After all, a man might change his shape in a dozen years; and so it was that Tom Castro declared himself to be the long-lost Roger and headed for London to claim his inheritance. By 1871 there was no more notorious celebrity in the British Empire than the charismatic Claimant: the subject of songs, plays, cartoons, endless speculation and one of the longest-running court cases in British judicial history.
But who was he, really?
Nothing But Gold: The diggers of 1852
Text Publishing, 1999
Within a year of gold’s discovery in 1851, the infant colony of Victoria was transformed from a sump for ex-convicts to a Land of Opportunity.
To be on the diggings in 1852 was to be in the thick of it.
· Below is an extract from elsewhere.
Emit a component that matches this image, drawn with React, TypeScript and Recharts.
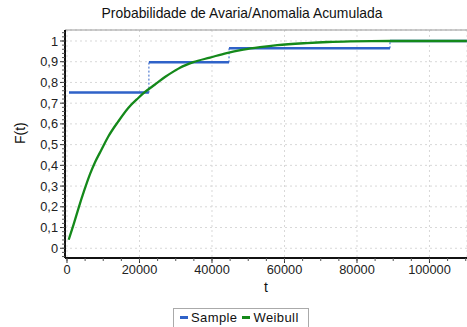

And in that astonishing year 75,000 adventurers learnt as much about housekeeping as they did gold-digging – the same shovel a digger used to fry up his breakfast might unearth him a fortune before lunch.
Australia became the talk of the world in 1852, a moment in our history when there was nothing but gold.
Bearbrass: Imagining early Melbourne
Mandarin, 1995; Black Inc, 2005
‘When I lived there, I made Melbourne my village. I’m not talking about suburban Melbourne, where rusticity can be as close as the corner shop: a few Scotch thistles, a galvanised iron roof and a flickering Peter’s ice cream cone can work magic on your sense of time and place. I made my village of central Melbourne – and it’s a village that takes some finding. I think of it as Bearbrass…’
Bearbrass (one of the local names by which Melbourne was first known) is an attempt to resurrect the village that was early Melbourne – from the arrival of white settlers in 1835 until the first gold rushes shook the town – overlaid with my own impressions and experiences of the modern city.